Abstract

Fusion product alpha populations can significantly influence tokamak stability due to coupling between the trapped alpha precessional drift and the kinetic ballooning mode frequency. This effect is of particular importance in parameter regimes where the alpha pressure gradient begins to constitute a sizeable fraction of the thermal plasma pressure gradient. Careful, quantitative evaluations of these effects are necessary in burning plasma devices such as the Tokamak Fusion Test Reactor and the Joint European Torus, and we have continued systematic development of such a kinetic stability model. In this model we have considered a range of different forms of the alpha distribution function and the tokamak equilibrium. Both Maxwellian and slowing-down models have been used for the alpha energy dependence while deeply trapped and, more recently, isotropic pitch angle dependences have been examined. In the latter case the drift reversal of the not so deeply trapped alphas is an important new feature not included in the deeply trapped model. The tokamak equilibrium was initially described using the nearly concentric circular flux surface model as well as more realistic analytic and numerical calculations that include the higher order poloidal harmonics of the equilibrium. An improved analytic model gives especially close agreement with the finite β numerical equilibrium. Detailed comparisons of these various models are presented. Our results indicate that alpha populations can significantly deteriorate the first stability window for ballooning modes as the alpha pressure gradient is increased and as the background electron temperature is raised (for the slowing-down model) or, equivalently, the ratio of alpha to background temperature is lowered (for the Maxwellian model).

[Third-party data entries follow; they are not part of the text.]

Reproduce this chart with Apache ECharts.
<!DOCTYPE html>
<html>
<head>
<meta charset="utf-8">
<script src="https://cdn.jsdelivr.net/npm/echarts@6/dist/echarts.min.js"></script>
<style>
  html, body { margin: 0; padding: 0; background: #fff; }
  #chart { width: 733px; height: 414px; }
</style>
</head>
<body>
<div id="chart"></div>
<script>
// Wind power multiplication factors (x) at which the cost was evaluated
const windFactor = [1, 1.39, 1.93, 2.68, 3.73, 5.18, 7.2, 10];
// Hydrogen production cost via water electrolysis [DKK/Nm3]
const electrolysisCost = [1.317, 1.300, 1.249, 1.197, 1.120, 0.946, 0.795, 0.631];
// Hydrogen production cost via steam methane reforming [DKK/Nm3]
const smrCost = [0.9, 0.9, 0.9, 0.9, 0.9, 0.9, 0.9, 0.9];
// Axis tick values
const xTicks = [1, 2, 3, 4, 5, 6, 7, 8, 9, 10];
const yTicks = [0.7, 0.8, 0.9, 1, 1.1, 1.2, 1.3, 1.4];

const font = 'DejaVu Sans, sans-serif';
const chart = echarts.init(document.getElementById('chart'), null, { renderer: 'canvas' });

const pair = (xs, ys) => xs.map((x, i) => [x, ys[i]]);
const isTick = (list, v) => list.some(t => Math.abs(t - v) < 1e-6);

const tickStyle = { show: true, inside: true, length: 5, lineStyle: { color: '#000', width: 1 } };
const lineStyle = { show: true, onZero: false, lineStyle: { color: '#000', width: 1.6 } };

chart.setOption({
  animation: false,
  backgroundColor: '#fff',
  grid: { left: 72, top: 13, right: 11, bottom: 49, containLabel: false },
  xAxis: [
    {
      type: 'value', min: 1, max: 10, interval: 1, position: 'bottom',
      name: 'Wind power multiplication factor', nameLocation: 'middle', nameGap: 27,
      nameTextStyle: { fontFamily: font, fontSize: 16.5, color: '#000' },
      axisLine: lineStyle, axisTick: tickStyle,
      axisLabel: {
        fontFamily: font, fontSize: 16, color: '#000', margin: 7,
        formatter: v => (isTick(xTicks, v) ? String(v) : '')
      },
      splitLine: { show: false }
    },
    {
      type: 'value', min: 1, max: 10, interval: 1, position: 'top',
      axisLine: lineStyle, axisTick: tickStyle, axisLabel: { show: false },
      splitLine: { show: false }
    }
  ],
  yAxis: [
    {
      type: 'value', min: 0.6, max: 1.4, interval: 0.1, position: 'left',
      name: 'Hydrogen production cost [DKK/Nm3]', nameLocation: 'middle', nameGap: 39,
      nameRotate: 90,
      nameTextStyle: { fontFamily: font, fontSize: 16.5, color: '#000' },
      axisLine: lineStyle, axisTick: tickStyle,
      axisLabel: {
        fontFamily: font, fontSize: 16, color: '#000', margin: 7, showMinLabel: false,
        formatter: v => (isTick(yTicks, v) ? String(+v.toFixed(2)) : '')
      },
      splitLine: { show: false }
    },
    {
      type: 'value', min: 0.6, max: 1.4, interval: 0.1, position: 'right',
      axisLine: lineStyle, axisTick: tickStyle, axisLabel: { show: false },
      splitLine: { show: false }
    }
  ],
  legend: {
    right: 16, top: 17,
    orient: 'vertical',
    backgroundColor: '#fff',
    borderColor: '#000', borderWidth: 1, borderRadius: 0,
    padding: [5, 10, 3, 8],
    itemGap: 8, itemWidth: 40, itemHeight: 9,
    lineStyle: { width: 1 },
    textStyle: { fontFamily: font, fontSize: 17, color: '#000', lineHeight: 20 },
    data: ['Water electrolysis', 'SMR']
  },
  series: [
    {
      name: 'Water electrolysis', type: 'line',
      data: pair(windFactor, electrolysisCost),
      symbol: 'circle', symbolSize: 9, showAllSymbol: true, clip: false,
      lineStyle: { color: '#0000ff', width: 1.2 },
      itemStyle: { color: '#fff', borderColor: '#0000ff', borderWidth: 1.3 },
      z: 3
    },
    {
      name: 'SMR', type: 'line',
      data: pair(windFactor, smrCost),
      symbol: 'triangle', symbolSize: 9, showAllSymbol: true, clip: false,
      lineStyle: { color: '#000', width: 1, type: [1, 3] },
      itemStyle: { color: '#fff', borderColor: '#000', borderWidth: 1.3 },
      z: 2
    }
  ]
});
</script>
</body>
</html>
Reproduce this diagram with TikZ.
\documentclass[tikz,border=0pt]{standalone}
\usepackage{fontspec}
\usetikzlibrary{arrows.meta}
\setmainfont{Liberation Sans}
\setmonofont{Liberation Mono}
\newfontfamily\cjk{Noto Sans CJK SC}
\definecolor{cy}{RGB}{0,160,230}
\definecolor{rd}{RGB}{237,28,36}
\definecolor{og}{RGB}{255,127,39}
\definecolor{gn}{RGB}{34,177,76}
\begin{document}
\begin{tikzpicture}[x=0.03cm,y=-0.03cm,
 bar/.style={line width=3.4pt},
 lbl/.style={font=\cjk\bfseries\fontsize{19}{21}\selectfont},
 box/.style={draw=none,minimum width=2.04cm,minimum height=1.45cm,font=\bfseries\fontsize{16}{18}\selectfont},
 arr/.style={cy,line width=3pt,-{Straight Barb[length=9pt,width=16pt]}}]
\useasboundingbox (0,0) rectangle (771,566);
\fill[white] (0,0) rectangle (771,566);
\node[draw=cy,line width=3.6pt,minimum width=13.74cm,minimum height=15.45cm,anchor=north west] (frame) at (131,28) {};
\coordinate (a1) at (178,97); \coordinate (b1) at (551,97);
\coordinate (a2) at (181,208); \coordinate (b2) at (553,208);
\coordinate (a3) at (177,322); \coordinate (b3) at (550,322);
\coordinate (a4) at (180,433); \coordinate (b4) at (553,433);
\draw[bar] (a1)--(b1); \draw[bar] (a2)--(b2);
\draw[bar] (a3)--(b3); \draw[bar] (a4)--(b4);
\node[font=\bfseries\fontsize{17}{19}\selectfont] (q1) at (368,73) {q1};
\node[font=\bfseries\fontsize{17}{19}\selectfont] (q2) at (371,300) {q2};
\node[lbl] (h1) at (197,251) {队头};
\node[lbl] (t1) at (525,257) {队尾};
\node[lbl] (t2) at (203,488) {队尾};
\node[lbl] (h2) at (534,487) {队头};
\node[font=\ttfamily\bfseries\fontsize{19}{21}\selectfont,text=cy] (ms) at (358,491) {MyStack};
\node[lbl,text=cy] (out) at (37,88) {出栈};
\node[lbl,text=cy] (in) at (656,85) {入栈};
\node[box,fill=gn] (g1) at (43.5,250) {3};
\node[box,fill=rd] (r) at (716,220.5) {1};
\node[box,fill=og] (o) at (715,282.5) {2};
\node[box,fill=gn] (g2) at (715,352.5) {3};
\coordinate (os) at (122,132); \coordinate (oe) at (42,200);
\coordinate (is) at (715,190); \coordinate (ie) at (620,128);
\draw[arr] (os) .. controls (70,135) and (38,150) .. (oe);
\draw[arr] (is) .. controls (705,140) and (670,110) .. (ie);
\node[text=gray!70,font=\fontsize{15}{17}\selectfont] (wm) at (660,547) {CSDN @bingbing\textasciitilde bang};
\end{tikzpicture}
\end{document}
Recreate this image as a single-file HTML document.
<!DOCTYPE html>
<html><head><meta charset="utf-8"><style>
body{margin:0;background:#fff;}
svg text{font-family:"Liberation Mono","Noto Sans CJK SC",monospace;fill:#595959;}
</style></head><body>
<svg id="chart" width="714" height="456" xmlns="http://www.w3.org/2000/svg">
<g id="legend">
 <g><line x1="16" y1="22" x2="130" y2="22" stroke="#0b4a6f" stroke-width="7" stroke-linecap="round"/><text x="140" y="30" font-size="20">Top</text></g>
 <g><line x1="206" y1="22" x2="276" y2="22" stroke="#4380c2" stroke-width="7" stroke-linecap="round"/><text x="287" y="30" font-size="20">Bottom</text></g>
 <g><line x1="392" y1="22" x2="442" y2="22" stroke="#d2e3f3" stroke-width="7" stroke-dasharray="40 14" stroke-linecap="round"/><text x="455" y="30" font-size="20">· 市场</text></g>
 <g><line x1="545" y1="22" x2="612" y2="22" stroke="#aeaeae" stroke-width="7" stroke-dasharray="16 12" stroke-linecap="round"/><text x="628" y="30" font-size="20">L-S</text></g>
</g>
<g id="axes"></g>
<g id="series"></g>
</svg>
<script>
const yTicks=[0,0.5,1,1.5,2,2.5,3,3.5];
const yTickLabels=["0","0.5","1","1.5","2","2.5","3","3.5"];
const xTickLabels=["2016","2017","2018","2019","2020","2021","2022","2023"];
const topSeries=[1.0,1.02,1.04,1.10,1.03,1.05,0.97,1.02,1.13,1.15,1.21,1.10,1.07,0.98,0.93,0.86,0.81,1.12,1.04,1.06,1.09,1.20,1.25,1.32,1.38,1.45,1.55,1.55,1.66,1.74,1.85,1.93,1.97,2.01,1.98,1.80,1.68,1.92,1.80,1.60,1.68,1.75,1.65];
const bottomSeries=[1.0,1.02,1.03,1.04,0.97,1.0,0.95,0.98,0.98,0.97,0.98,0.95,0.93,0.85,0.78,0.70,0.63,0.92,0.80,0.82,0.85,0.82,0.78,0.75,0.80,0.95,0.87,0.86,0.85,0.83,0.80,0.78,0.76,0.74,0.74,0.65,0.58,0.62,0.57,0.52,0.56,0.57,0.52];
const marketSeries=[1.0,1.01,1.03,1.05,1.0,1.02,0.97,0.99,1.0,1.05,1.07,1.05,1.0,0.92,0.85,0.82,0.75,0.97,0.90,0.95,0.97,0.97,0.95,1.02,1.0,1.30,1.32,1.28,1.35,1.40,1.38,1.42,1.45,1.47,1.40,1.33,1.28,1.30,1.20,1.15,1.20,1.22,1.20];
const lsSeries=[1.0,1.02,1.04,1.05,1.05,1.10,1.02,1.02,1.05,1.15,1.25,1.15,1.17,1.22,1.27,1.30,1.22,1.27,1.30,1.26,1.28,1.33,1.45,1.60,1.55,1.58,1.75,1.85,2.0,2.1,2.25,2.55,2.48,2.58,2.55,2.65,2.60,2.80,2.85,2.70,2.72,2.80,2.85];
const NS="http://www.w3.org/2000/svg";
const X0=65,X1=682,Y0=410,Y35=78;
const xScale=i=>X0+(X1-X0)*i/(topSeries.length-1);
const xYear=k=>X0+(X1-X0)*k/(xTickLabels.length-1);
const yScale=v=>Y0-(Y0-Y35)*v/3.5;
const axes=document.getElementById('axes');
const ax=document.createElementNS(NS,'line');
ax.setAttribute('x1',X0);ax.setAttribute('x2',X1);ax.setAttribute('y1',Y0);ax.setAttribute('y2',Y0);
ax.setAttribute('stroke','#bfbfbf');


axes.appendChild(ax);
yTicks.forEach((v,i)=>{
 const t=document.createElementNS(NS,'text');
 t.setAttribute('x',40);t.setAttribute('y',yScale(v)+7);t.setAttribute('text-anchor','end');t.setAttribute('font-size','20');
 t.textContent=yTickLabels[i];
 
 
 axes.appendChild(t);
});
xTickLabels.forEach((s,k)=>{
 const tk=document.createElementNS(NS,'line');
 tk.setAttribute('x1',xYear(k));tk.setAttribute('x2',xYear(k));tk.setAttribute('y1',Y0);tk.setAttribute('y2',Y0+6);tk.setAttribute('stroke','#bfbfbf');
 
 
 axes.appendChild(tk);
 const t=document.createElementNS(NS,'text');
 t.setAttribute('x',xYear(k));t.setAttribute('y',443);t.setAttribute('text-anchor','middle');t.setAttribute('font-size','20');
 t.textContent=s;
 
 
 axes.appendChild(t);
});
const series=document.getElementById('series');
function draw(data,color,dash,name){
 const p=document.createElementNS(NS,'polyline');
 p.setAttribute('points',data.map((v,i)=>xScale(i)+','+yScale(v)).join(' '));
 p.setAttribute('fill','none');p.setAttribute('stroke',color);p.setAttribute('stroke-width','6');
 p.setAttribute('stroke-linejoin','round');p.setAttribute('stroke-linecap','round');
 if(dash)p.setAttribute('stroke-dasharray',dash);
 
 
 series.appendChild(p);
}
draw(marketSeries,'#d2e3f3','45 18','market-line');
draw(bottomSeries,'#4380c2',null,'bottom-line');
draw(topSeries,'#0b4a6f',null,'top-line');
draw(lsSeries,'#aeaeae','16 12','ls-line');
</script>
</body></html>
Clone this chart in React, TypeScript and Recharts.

A related effect is the observed destabiliation with increased aspect ratio (ϵp-1 = R0/rp where rp is the local pressure gradient scale length). These scalings are consistent with an interaction between the ballooning mode frequency and the alpha precessional drift at energies involving increasingly larger fractions of the alpha distribution. Such regimes will characterize the central regions of burning tokamak devices and should be observable for the projected ranges alpha pressure and background temperature.